Komunal. Seolah-olah tiap etnis membentuk wilayahnya sendiri. Ditambah aturan dari pemerintah kolonial waktu itu kan, salah satunya Wijkenstensel: etnis tionghoa gak boleh tinggal di satu kawasan dengan pribumi. Intinya mah kawasan pecinan, daerah kolonial, area pribumi, dan kampung arab terpisah-pisah. Ini mah taktik Belanda sih biar kita gak akur heuheuheuheu.
Tiap kawasan punya tanda sendiri. Ciri tersebut terlihat mencolok dari arsitektur dan ragam hias rumahnya. Tata areanya. Juga wajah orang-orangnya :D
Sewaktu saya berkeliaran di kampung arab, suasananya sepi sebab sholat jumat sedang berlansung. Saya seliweran sambil moto rumah memang rada gak enak hati juga sih. Takutnya saya dianggap maling atau penjahat aheuheuheu. Mana saya berstatus turis pula.
Walo gerak-gerik saya buat normal saja alias gak canggung dan pakaian tidak mencolok, kayaknya tetep aja kelihatan 'bukan orang lokal' deh :D
Kegiatan melihat-lihat rumah kuno ala kampung arab ini saya seling dengan jajan kopi jahe dan makan es dawet.

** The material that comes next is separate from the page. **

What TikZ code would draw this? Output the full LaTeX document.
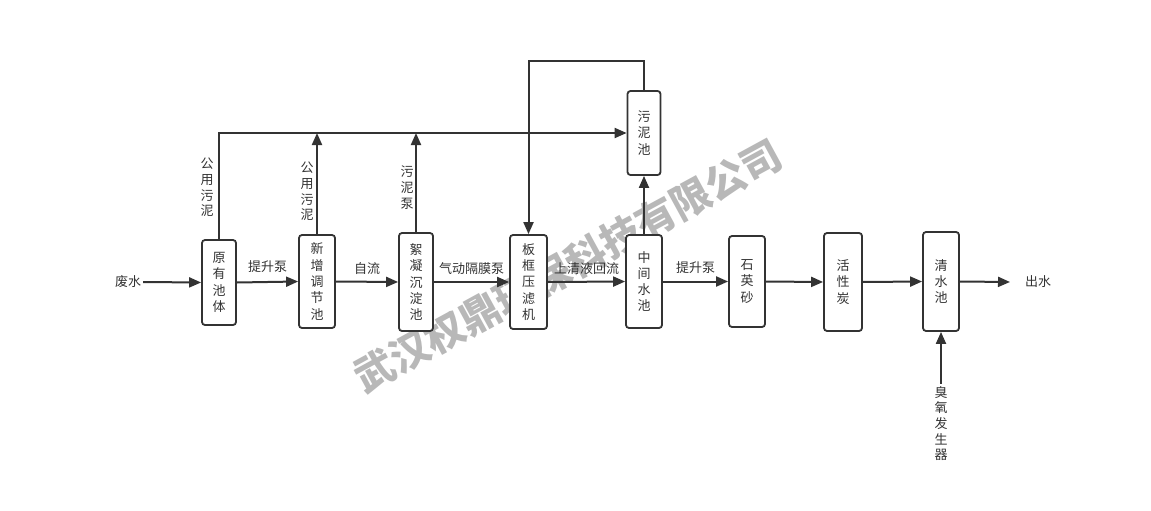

Saya perhatikan ada plang pedagang roti maryam, namun saya lewatkan saja. Maksudnya nanti mau balik lagi setelah jajan es dawet, ah sayang waktu sholat jumat berlalu cepat. Pak sopir kembali dan siap bawa kami ke Malang.
Saya dan Kubil menandaskan dua mangkuk Es Dawet. Ugh segar sekali kerongkongan ini dibanjur rasa manis yang dingin!

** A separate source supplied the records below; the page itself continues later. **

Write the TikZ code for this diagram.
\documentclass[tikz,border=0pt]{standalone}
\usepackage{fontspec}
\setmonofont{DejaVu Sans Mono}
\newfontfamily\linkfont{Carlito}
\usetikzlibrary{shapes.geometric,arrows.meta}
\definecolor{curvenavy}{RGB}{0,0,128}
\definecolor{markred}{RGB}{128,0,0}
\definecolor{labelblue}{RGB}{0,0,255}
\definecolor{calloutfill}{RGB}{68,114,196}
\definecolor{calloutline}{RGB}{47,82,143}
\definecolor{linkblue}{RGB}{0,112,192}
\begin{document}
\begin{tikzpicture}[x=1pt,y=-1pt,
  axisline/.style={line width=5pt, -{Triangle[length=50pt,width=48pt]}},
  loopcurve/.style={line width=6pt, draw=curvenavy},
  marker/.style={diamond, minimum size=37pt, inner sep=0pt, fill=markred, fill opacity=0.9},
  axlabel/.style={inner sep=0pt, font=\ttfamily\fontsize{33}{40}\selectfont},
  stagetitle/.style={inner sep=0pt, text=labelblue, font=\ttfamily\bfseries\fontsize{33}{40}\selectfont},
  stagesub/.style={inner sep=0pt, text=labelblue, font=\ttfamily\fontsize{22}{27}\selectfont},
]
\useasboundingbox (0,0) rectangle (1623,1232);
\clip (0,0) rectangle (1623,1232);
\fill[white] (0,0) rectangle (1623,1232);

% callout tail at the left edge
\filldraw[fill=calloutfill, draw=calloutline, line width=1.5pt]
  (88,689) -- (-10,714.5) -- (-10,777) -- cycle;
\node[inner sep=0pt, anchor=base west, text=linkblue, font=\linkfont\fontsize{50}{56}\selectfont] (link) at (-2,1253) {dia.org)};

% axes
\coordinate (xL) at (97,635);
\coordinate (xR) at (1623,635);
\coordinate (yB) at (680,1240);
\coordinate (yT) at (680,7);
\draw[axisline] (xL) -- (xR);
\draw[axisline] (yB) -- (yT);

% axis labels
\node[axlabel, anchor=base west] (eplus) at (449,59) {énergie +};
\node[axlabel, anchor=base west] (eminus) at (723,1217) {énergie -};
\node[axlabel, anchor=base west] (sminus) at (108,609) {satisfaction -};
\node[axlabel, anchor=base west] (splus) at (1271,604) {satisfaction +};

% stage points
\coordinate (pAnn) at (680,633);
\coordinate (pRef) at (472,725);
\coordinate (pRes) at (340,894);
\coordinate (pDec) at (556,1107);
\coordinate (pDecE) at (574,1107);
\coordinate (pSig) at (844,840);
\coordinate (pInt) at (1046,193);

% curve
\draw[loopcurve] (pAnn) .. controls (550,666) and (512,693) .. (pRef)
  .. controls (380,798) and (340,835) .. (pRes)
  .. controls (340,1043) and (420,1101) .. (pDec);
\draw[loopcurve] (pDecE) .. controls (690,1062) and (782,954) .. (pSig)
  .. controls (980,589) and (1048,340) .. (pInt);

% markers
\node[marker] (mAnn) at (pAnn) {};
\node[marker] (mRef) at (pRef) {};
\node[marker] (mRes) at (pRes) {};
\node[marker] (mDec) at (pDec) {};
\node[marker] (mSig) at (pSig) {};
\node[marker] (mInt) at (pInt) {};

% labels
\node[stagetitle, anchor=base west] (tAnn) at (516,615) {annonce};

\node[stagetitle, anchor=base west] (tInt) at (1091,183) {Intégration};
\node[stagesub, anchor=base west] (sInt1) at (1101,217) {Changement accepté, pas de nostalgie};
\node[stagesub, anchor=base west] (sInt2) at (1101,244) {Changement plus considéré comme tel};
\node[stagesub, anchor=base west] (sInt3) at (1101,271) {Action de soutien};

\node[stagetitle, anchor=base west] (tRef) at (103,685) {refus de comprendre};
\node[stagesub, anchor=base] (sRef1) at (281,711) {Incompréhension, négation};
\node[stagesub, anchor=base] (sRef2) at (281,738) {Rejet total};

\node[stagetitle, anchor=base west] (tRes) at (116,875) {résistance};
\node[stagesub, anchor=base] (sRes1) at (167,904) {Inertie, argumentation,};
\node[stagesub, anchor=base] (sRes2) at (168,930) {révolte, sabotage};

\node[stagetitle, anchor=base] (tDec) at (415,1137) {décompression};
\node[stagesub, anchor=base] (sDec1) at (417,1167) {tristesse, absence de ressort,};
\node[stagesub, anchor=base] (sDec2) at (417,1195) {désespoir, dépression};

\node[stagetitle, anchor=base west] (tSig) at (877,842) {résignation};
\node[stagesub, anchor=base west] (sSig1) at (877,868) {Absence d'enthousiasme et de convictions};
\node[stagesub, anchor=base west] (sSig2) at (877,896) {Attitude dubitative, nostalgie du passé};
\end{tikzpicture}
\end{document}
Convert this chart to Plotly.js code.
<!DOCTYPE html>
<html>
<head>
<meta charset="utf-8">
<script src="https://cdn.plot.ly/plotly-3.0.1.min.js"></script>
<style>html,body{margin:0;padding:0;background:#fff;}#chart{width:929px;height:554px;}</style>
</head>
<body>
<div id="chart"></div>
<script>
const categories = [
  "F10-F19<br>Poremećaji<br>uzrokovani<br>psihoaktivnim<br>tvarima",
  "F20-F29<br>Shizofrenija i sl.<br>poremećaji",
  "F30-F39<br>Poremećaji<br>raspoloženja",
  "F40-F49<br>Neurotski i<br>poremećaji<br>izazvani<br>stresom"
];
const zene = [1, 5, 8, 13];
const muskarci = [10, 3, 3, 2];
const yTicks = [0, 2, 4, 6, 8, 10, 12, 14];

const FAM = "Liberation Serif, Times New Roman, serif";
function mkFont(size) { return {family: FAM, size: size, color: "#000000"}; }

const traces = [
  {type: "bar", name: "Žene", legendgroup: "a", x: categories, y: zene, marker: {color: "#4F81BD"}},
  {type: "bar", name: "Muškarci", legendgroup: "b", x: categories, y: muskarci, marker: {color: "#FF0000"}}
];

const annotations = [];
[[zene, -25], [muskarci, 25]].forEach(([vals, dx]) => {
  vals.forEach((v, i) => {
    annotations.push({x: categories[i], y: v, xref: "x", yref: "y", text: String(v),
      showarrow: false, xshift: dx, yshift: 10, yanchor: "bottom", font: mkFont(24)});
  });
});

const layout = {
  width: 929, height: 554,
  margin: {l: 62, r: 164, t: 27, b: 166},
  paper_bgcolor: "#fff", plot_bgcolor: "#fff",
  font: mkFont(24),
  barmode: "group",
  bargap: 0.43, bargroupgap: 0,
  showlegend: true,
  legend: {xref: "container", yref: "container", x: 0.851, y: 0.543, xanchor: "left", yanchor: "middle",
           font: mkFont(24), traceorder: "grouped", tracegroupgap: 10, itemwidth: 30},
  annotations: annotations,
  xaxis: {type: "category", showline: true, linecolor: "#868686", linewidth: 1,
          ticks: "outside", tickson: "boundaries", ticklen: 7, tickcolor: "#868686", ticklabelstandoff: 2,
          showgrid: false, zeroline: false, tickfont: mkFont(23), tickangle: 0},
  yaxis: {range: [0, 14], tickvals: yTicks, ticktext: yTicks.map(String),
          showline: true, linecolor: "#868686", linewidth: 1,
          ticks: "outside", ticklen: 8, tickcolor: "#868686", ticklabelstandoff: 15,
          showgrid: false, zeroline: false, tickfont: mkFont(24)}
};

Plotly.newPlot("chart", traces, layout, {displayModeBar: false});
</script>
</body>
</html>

Surabaya dan mataharinya gahar memang! Begitu juga mbok-mbok pedagang es dawet yang belakangan saya baru tahu asalnya dari Madura semua! Senang sekali bisa ngobrol dengan mereka yang celetukannya khas orang yang ditempa alam yang kejam. Ngerti gak maksud saya ini? :D
Lalu lumayan juga saya bawa pulang sebungkus kopi jahe, barang yang saya beli mendadak karena begini: pas saya moto jendela sebuah rumah, pemilik rumah keluar. Oh rupanya rumah tersebut memiliki toko di fasad rumah. Saya gak enak atuh masa moto-moto tanpa izin eheuheuheu. Kopi jahe itu saya beli sebagai tanda meminta izin, tak lupa saya juga memuji betapa indah rumah tuanya itu. Ia hanya senyum dan berlalu cepat, seperti malas berinteraksi lebih banyak dengan saya. Baik gak apa-apa :D
Rumah-rumah di sini berada di gang-gang yang lebar jalannya muat untuk dua becak. Tiap gang bermuara ke jalan utama menuju Masjid Ampel.
Rumah berdempetan. Tidak ada halaman. Rumah dengan teras tidak banyak.

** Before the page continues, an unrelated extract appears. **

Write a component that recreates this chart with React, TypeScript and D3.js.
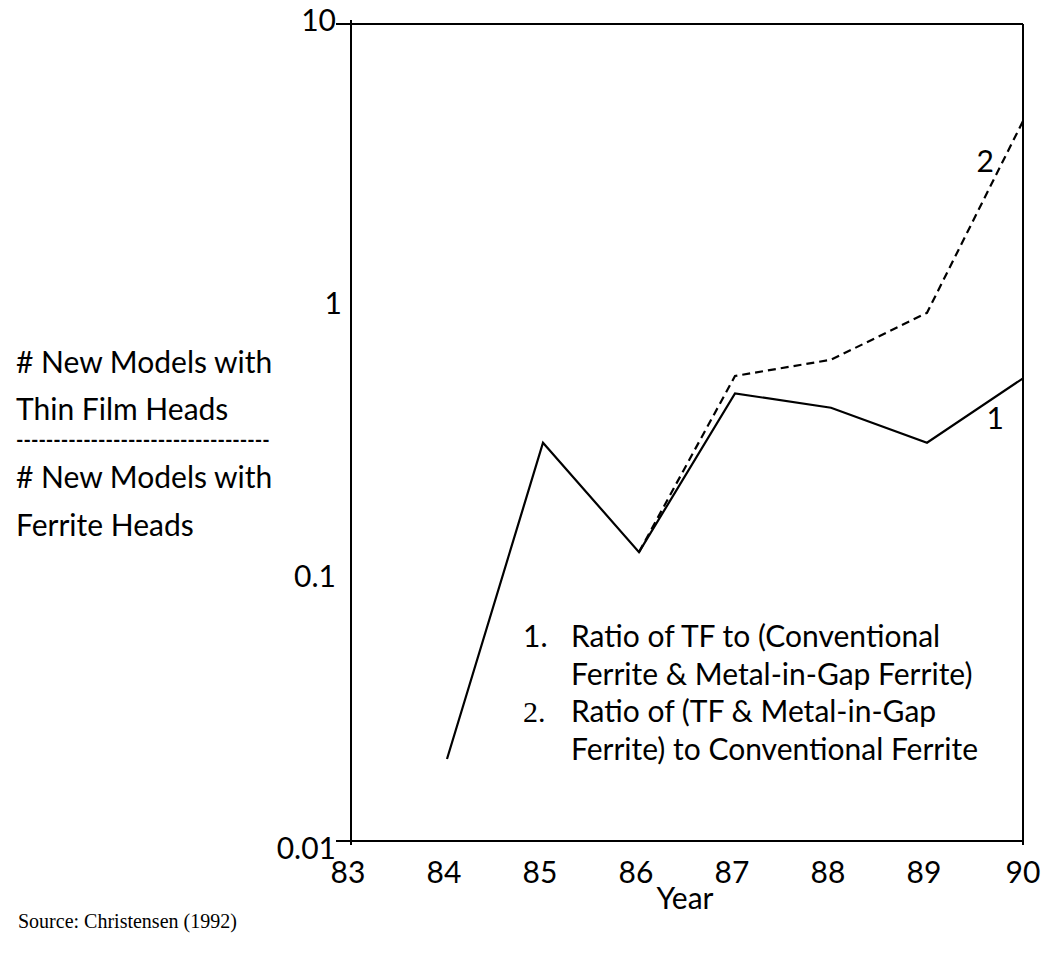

Ada rumah berpagar. Banyak juga yang tidak. Ada yang tingkat dua, banyak juga yang satu lantai aja. Ada yang mungil, gak sedikit yang agak mewah.
Yang mewah-mewah ini ukuran rumahnya agak besar dengan lantai marmer. Juga berpagar.
Rumah-rumah di sana umumnya memasang tirai gulung di depan pintu rumah. Buat apa ya tirai itu? untuk menghalau sinar matahari kah? untuk jaga privasi rumah walo pintunya dibuka? atau ada tujuan lainnya?
Saat saya bertanya di Instagram, seorang followers saya memberi jawaban unik. Katanya tirai itu dimaksudkan agar rezeki yang ada di rumah tidak keluar. Tirai itu semacam 'perisai'. Menarik ya! Saya perhatikan di kawasan lain tidak ada tirai di depan pintu rumahnya, di sini saja adanya.
Dekorasi rumah di sini ya sederhana saja. Ada sih yang unik, yang atap pelananya kriwil-kriwil dekorasinya. Juga ragam hias di teralis jendelanya. Kayaknya dekorasi itu deh yang ngasih identitas kalau itu tuh rumah ala kampung arab. Coba perhatiin pola pada teralis pagar dan jendela pada beberapa rumah di sana yang saya foto ini.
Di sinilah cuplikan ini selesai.